The visible damage to the three-level house -- including burn marks and a collapsed part of the roof -- tend to confirm at least one explosion occurred inside the house.

Neighbours told AFP they heard explosions but US official statements are at this time the only version of what happened inside the house.

US Pentagon spokesman John Kirby said Qurashi's fingerprint identification was done on site but did not explicitly say whether US forces had taken the body away or left it behind.

A photo purporting to show the slain IS leader's face that circulated on social media could not be authenticated by AFP and does not provide clear information as to how he died.

Who else was there?

US officials have said at least three civilians died during the raid, in addition to Qurashi and two others outside the house on whom the special forces returned fire.

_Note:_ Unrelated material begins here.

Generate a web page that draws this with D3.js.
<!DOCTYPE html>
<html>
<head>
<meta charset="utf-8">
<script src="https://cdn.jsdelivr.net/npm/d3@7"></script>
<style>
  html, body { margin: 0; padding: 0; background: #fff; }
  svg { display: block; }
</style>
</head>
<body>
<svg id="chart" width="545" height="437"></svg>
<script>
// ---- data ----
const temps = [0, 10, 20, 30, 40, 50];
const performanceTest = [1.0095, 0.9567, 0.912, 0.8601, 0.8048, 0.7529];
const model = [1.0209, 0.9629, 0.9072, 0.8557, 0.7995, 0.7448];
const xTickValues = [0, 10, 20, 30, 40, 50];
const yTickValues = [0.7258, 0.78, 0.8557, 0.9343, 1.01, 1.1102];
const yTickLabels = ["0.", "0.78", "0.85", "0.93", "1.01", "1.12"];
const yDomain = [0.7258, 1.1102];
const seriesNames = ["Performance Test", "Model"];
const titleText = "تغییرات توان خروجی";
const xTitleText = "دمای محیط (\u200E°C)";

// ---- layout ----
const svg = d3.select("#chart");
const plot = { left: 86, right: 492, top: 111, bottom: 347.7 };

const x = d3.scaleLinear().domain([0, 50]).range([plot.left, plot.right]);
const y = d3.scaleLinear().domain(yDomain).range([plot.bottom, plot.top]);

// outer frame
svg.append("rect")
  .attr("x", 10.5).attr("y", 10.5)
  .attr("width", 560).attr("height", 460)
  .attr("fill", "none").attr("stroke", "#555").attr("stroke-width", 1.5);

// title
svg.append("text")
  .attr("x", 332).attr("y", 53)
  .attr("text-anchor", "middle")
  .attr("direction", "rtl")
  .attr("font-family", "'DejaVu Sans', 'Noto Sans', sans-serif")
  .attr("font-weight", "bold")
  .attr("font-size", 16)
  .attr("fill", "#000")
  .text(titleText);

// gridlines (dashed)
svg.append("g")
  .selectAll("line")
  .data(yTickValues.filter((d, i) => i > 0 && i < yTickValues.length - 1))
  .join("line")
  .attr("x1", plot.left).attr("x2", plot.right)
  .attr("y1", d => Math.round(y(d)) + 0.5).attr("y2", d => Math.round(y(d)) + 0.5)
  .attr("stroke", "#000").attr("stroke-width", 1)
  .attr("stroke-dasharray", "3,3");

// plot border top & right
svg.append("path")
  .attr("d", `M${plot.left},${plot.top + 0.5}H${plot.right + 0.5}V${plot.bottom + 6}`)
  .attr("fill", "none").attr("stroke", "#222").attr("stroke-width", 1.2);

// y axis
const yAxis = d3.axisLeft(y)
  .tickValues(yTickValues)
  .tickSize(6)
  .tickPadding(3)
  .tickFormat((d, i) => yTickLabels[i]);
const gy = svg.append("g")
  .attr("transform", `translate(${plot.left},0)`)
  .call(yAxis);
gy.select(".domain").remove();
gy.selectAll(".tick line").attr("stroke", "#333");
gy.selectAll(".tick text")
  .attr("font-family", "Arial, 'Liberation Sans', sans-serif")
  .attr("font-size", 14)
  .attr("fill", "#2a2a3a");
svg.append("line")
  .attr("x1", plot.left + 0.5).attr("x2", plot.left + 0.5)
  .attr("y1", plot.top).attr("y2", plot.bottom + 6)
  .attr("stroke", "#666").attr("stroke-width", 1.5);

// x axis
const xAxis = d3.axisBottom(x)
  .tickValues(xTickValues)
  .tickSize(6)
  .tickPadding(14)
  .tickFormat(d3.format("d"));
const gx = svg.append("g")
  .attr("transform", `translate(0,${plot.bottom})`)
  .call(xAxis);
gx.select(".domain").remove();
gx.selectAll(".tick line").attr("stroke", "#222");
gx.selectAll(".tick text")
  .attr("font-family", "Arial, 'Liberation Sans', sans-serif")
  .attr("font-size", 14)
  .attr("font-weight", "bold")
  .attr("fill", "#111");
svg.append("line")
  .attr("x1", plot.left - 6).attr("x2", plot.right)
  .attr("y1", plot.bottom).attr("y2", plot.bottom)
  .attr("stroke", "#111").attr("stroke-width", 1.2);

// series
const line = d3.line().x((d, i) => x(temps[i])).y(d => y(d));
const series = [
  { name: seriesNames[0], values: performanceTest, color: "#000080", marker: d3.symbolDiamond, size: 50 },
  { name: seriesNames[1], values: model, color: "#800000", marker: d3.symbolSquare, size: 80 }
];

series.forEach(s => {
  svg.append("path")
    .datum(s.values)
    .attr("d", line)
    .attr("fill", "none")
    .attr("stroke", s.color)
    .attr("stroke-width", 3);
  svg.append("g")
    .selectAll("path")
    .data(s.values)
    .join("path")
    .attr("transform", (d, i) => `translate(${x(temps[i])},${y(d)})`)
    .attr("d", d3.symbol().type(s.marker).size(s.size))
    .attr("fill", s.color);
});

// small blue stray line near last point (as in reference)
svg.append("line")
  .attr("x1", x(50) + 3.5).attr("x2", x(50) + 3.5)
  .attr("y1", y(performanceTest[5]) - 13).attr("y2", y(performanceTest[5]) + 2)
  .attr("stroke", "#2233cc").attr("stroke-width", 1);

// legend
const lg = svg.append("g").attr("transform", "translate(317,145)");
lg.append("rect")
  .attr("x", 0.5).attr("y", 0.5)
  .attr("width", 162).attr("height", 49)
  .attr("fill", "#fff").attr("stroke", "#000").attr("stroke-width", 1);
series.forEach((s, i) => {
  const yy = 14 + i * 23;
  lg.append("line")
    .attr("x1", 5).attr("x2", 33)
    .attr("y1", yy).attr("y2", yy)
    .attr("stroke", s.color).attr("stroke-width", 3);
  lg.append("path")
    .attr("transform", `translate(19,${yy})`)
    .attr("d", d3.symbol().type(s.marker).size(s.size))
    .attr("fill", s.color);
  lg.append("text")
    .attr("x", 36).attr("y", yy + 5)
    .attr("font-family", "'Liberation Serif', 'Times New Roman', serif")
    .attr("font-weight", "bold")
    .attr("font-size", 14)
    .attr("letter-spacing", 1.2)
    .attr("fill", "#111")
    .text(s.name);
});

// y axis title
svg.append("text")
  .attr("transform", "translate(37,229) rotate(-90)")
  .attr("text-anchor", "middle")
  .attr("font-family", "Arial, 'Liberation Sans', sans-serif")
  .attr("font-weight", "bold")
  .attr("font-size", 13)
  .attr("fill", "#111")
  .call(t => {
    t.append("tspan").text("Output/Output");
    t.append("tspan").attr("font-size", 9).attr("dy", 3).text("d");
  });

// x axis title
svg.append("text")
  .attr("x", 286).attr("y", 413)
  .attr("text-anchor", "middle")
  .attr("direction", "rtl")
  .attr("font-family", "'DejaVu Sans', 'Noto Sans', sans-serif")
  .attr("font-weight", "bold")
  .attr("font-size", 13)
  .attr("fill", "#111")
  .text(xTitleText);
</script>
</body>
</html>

The Syrian Observatory for Human Rights war monitor said it had reports of 13 dead, 12 of them killed inside the house.

Observatory head Rami Abdel Rahman said Qurashi had two wives, both of whom were killed in the raid, together with the IS leader's sister and her adult daughter.

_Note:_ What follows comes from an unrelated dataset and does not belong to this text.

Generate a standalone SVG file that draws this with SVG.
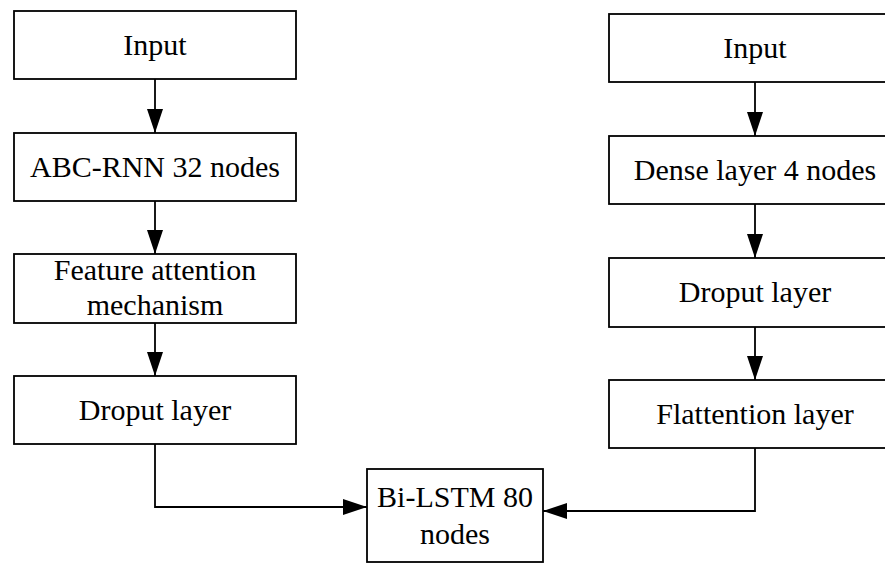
<svg xmlns="http://www.w3.org/2000/svg" width="885" height="563" viewBox="0 0 885 563">
<style>
.box{fill:#fff;stroke:#000;stroke-width:1.8}
.t{font-family:"Liberation Serif","Times New Roman",serif;font-size:30px;fill:#000;text-anchor:middle}
.c{fill:none;stroke:#000;stroke-width:1.8}
</style>
<defs>
<marker id="ah" markerUnits="userSpaceOnUse" markerWidth="24" markerHeight="16" refX="24" refY="8" orient="auto" viewBox="0 0 24 16">
<path d="M0,0 L24,8 L0,16 Z" fill="#000"/>
</marker>
</defs>
<rect width="885" height="563" fill="#fff"/>
<g id="connectors">
<line class="c" x1="155" y1="79" x2="155" y2="133" marker-end="url(#ah)"/>
<line class="c" x1="155" y1="201" x2="155" y2="254" marker-end="url(#ah)"/>
<line class="c" x1="155" y1="323" x2="155" y2="376" marker-end="url(#ah)"/>
<line class="c" x1="755" y1="82" x2="755" y2="136" marker-end="url(#ah)"/>
<line class="c" x1="755" y1="204" x2="755" y2="258" marker-end="url(#ah)"/>
<line class="c" x1="755" y1="327" x2="755" y2="380" marker-end="url(#ah)"/>
<polyline class="c" points="155,444 155,507 367,507" marker-end="url(#ah)"/>
<polyline class="c" points="755,448 755,511 543,511" marker-end="url(#ah)"/>
</g>
<g id="n-input-left">
<rect class="box" x="14" y="11" width="282" height="68"/>
<text class="t" x="155" y="55">Input</text>
</g>
<g id="n-abc-rnn">
<rect class="box" x="14" y="133" width="282" height="68"/>
<text class="t" x="155" y="177">ABC-RNN 32 nodes</text>
</g>
<g id="n-feature-attention">
<rect class="box" x="14" y="254" width="282" height="69"/>
<text class="t" x="155" y="280">Feature attention</text>
<text class="t" x="155" y="315">mechanism</text>
</g>
<g id="n-dropout-left">
<rect class="box" x="14" y="376" width="282" height="68"/>
<text class="t" x="155" y="420">Droput layer</text>
</g>
<g id="n-input-right">
<rect class="box" x="609" y="14" width="292" height="68"/>
<text class="t" x="755" y="58">Input</text>
</g>
<g id="n-dense">
<rect class="box" x="609" y="136" width="292" height="68"/>
<text class="t" x="755" y="180">Dense layer 4 nodes</text>
</g>
<g id="n-dropout-right">
<rect class="box" x="609" y="258" width="292" height="69"/>
<text class="t" x="755" y="302">Droput layer</text>
</g>
<g id="n-flattention">
<rect class="box" x="609" y="380" width="292" height="68"/>
<text class="t" x="755" y="424">Flattention layer</text>
</g>
<g id="n-bilstm">
<rect class="box" x="367" y="469" width="176" height="93"/>
<text class="t" x="455" y="507">Bi-LSTM 80</text>
<text class="t" x="455" y="544">nodes</text>
</g>
</svg>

He also said the bodies of four children were recovered, as well as two other incomplete bodies that may have been children's.

Save the Children said at least six children, including two infants, were killed during the raid.

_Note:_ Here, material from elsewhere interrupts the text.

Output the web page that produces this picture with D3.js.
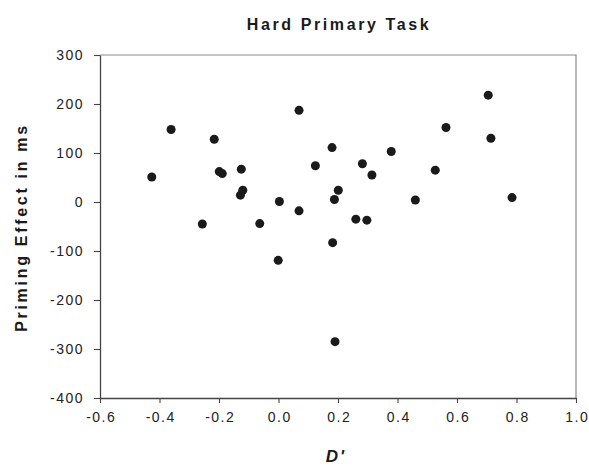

Abdel Rahman said one of Qurashi's senior associates was also killed.

One of Qurashi's wounded children was treated by civil defence but then transferred to an unknown location by forces connected to HTS.

Why in Idlib?

Qurashi had been hiding in a town far from IS's area of operations and under the control of HTS, a rival jihadist group.

Yet analysts argue it is hardly surprising he was tracked down to an area far from IS's heartland, which covers the arid expanses straddling the Iraqi-Syria border between the Tigris and Euphrates rivers.

His predecessor Abu Bakr al-Baghdadi was also killed in Idlib province, about 15 kilometres (nine miles) away, in October 2019.

"Idlib is a messy war zone full of displaced people, with little proper policing and no real state structures or record-keeping," said Lund.

Hassan Hassan, who authored a book on IS, said Idlib is safer for an IS leader than the regions in western Iraq or eastern Syria where anti-IS forces have acquired years of experience tracking down jihadists.

"It is a hostile area for IS because its rivals dominate that region of northern Syria, but it is precisely the right place to hide where nobody expects you to be there," he said.

Hassan, who is also a Newlines analyst, said close Qurashi aides had been running the group's operations and building businesses in the area for two years.

What next for IS?

The week-long attack on the Ghwayran prison IS launched two weeks earlier had raised fears of a resurgence, nearly three years after IS lost the last scraps of its "caliphate".

For Hassan, however, the prison attack was "not part of a strategic comeback, nor an indication of recovery".

"The group remains weak and exposed," he said, adding that Thursday's raid was further evidence of growing efficiency by the US and allied forces tasked with tracking down IS leaders.

Qurashi was largely invisible during his time at the helm but the group, which has not yet acknowledged his death, will nonetheless have to find a new "caliph".

Experts say there are few obvious names for a successor but that the next IS leader will most likely hail from the same area.

Qurashi was an ethnic Turkmen from the Iraqi city of Tal Afar who played a key role in the campaign of ethnic cleansing against the Yazidi minority in 2014.